I agree about 'massive ramparts' but not 'raze,' which I think is far more effective: that 'z' sound, for one; the awkward rhythm of 'rip Troy down'; and even the question of whether 'rip' is appropriate for a city. You rip out a wall, you rip out a toilet or window. Do you rip a city down?

My suggestion, in fact, would be a hybrid:

...Zeus allows us to raze Troy to its foundations.

or even perhaps

...Zeus allows us to raze Troy to the ground.

Michael Leddy said...

I like both of those better than the Fagles' version, Lee.

Your comment made me want to see what's happening in the Greek. (I don't have Greek, but I have the Perseus Digital Library.) And I found something interesting: Troy in these lines is Τροίην εὐτείχεον, Troiên euteicheon, "well-walled Troy." To destroy Troy would be, in a way, to rip down its wall. Raze though, is also a striking (no pun intended) word.

Later, in Iliad 16, Achilles speaks of his desire "To rip Ilion down, stone by sacred stone" (Lombardo's translation).
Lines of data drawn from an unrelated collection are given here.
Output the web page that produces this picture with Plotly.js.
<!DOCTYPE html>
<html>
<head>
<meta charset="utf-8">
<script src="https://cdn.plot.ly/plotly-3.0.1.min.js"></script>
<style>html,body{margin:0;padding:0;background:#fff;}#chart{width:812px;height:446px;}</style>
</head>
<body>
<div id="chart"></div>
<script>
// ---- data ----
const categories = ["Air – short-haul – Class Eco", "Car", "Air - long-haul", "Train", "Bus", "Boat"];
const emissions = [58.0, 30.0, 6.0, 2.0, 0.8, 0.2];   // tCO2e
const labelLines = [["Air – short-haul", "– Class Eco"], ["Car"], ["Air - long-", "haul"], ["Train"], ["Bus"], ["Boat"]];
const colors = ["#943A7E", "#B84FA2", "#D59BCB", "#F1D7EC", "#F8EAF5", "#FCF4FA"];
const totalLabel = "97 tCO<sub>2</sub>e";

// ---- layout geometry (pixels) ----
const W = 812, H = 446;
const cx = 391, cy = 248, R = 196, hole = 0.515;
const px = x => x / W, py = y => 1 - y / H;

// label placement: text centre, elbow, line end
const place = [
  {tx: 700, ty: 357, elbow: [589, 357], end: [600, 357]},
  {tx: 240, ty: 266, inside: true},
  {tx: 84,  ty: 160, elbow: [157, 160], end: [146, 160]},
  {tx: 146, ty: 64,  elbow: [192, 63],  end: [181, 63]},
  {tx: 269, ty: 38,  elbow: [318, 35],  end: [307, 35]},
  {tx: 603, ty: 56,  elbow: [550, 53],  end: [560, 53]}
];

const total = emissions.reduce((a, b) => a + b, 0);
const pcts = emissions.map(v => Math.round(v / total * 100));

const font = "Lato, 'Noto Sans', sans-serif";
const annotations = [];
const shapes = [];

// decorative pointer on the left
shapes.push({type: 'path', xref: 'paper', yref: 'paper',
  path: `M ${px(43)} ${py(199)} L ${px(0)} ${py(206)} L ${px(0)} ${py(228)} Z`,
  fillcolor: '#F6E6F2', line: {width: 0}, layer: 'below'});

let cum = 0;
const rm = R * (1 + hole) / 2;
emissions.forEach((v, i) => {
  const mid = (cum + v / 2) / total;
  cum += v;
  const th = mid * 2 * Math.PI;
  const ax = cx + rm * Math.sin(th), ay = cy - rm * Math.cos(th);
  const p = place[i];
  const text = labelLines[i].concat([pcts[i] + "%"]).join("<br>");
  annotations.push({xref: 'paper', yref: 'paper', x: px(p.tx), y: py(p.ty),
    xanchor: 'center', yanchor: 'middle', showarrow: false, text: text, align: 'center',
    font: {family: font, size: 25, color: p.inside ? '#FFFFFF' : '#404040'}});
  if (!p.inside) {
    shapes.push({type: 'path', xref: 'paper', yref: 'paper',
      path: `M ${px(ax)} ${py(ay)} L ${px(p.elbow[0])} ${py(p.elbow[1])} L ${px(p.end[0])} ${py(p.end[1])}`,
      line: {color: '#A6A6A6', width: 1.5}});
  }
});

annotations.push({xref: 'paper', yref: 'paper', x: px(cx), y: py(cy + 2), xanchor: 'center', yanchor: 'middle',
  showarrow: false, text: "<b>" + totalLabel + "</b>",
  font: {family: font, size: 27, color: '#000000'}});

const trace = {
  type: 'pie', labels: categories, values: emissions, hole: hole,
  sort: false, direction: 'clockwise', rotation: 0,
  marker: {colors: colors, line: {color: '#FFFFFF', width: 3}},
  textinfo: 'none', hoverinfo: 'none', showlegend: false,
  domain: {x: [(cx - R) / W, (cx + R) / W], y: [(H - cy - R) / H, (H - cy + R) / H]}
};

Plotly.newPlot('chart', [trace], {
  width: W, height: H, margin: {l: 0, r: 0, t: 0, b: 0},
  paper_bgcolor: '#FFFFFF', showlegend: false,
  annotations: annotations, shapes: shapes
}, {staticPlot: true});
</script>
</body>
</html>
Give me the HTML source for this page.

Now I'll post this comment and see if the Greek came through.

Lee said...

I don't have any knowledge of Greek but will ask my husband for his translation (into German, I suppose). All of this, of course, beautifully illustrates what an art translation is, and how woefully underappreciated.

Michael Leddy said...

"[W]oefully underappreciated" -- absolutely, as if it were a matter of decoding word by word.

Anonymous said...

Michael, I'm impressed with your Greek font. Wa hoo. I have never tried that and wouldn't know where to start. Is it a free download, perhaps?
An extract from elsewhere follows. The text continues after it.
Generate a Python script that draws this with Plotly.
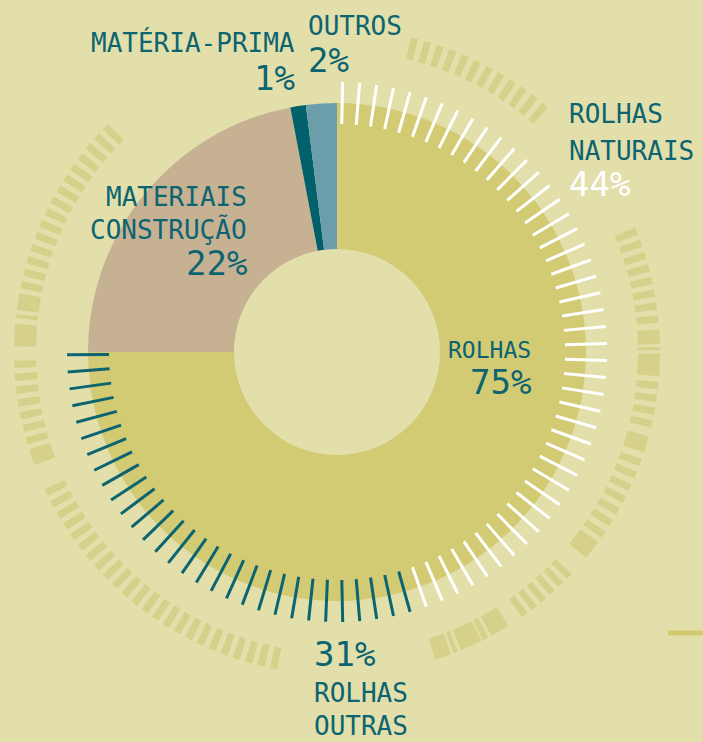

My $.02 on translation choices-- Lee, I can "zee" your point, but to me, "raze" is an archaic word almost no one uses, and as a homonym with "raise" it can be confusing orally.

"Rip down" is much more sinewed a choice to me; anyway, since I've always imagined the best Iliad movie would give the Greeks American GI accents and the Trojans British, the rough, prepositioned verb feels right for Achilles.

A translator who wants to preserve something of Homer's archaic diction-- he uses a made-up dialect, in fact-- might choose "raze," but I go for immediacy.

Thanks, Michael, for the plug and the kind words.

Michael Leddy said...

DF, I like the American-British analogy. Hector suddenly seems like a very British sort when he speaks to Andromache about why he must fight.

About fonts: many fonts already have at least rudimentary Greek (and many other goodies). You can see what's there by choosing "Insert special character" or "Insert symbol" in a word-processing program. Some fonts are better than others, of course. I believe that the best font for Greek is the free New Athena Unicode, which you can get from this page. Gentium (also free) is another, available here. To get the Greek phrase in the above comment, I cut and pasted from the Perseus page (which I have set up to display Greek).

Lee said...

This blog is a dangerous place. I can already see I'm going to spend far too much time here, but I appreciate finding people who care deeply about how words are used. And I love active debate - far better than bland agreement, isn't it?

Rip vs. raze: I'm not going to argue, only to point out how each word choice carries its own, sometimes idiosyncratic, cloud of associations. For DF, raze/raise (the oral point is a good one); for me raze/razor.